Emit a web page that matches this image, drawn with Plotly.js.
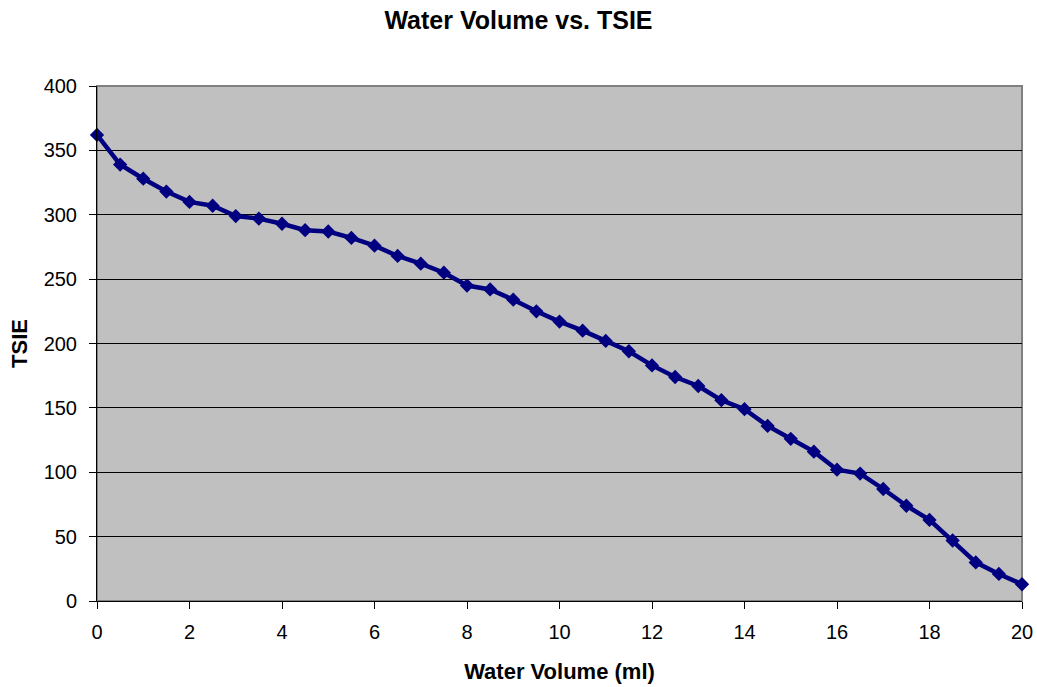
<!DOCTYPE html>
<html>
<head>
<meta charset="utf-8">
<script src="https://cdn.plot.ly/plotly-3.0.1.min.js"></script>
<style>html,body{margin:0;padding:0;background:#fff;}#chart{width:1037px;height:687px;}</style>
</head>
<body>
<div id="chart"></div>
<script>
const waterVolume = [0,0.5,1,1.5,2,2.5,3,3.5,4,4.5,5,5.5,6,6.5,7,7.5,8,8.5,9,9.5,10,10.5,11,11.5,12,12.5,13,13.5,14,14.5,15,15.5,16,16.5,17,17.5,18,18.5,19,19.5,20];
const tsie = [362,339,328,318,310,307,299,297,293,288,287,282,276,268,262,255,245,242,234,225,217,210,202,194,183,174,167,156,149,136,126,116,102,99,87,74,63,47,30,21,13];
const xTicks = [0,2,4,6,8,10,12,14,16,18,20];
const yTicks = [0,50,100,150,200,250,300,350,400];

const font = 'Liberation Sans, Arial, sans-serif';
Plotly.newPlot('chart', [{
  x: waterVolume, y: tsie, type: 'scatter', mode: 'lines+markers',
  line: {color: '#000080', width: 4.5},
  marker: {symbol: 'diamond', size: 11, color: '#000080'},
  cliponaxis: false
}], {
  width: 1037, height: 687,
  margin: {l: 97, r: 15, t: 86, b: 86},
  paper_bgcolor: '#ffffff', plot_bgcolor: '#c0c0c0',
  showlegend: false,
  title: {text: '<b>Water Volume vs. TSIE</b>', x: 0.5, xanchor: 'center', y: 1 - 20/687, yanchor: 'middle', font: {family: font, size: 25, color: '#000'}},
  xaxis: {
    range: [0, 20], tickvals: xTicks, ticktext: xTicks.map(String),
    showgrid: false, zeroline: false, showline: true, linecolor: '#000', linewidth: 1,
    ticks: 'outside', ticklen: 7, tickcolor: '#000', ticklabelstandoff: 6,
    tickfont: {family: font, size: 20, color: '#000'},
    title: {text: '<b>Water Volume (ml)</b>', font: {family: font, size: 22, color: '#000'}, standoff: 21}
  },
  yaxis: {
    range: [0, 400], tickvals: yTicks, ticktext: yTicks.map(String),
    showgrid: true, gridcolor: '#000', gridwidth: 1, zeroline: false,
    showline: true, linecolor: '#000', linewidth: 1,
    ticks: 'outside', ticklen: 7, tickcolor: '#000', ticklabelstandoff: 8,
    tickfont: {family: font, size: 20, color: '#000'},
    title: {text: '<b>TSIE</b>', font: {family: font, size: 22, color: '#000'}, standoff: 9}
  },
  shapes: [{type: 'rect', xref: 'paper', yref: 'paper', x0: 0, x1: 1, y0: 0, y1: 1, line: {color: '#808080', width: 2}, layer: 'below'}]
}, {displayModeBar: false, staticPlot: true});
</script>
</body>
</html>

================================

TASK DETAILS
Print out the material word for word, omitting the pictures.

ANSWER TO THIS TASK
Emit a web page that matches this image, drawn with Plotly.js.
<!DOCTYPE html>
<html>
<head>
<meta charset="utf-8">
<script src="https://cdn.plot.ly/plotly-3.0.1.min.js"></script>
<style>html,body{margin:0;padding:0;background:#fff;}#chart{width:1037px;height:687px;}</style>
</head>
<body>
<div id="chart"></div>
<script>
const waterVolume = [0,0.5,1,1.5,2,2.5,3,3.5,4,4.5,5,5.5,6,6.5,7,7.5,8,8.5,9,9.5,10,10.5,11,11.5,12,12.5,13,13.5,14,14.5,15,15.5,16,16.5,17,17.5,18,18.5,19,19.5,20];
const tsie = [362,339,328,318,310,307,299,297,293,288,287,282,276,268,262,255,245,242,234,225,217,210,202,194,183,174,167,156,149,136,126,116,102,99,87,74,63,47,30,21,13];
const xTicks = [0,2,4,6,8,10,12,14,16,18,20];
const yTicks = [0,50,100,150,200,250,300,350,400];

const font = 'Liberation Sans, Arial, sans-serif';
Plotly.newPlot('chart', [{
  x: waterVolume, y: tsie, type: 'scatter', mode: 'lines+markers',
  line: {color: '#000080', width: 4.5},
  marker: {symbol: 'diamond', size: 11, color: '#000080'},
  cliponaxis: false
}], {
  width: 1037, height: 687,
  margin: {l: 97, r: 15, t: 86, b: 86},
  paper_bgcolor: '#ffffff', plot_bgcolor: '#c0c0c0',
  showlegend: false,
  title: {text: '<b>Water Volume vs. TSIE</b>', x: 0.5, xanchor: 'center', y: 1 - 20/687, yanchor: 'middle', font: {family: font, size: 25, color: '#000'}},
  xaxis: {
    range: [0, 20], tickvals: xTicks, ticktext: xTicks.map(String),
    showgrid: false, zeroline: false, showline: true, linecolor: '#000', linewidth: 1,
    ticks: 'outside', ticklen: 7, tickcolor: '#000', ticklabelstandoff: 6,
    tickfont: {family: font, size: 20, color: '#000'},
    title: {text: '<b>Water Volume (ml)</b>', font: {family: font, size: 22, color: '#000'}, standoff: 21}
  },
  yaxis: {
    range: [0, 400], tickvals: yTicks, ticktext: yTicks.map(String),
    showgrid: true, gridcolor: '#000', gridwidth: 1, zeroline: false,
    showline: true, linecolor: '#000', linewidth: 1,
    ticks: 'outside', ticklen: 7, tickcolor: '#000', ticklabelstandoff: 8,
    tickfont: {family: font, size: 20, color: '#000'},
    title: {text: '<b>TSIE</b>', font: {family: font, size: 22, color: '#000'}, standoff: 9}
  },
  shapes: [{type: 'rect', xref: 'paper', yref: 'paper', x0: 0, x1: 1, y0: 0, y1: 1, line: {color: '#808080', width: 2}, layer: 'below'}]
}, {displayModeBar: false, staticPlot: true});
</script>
</body>
</html>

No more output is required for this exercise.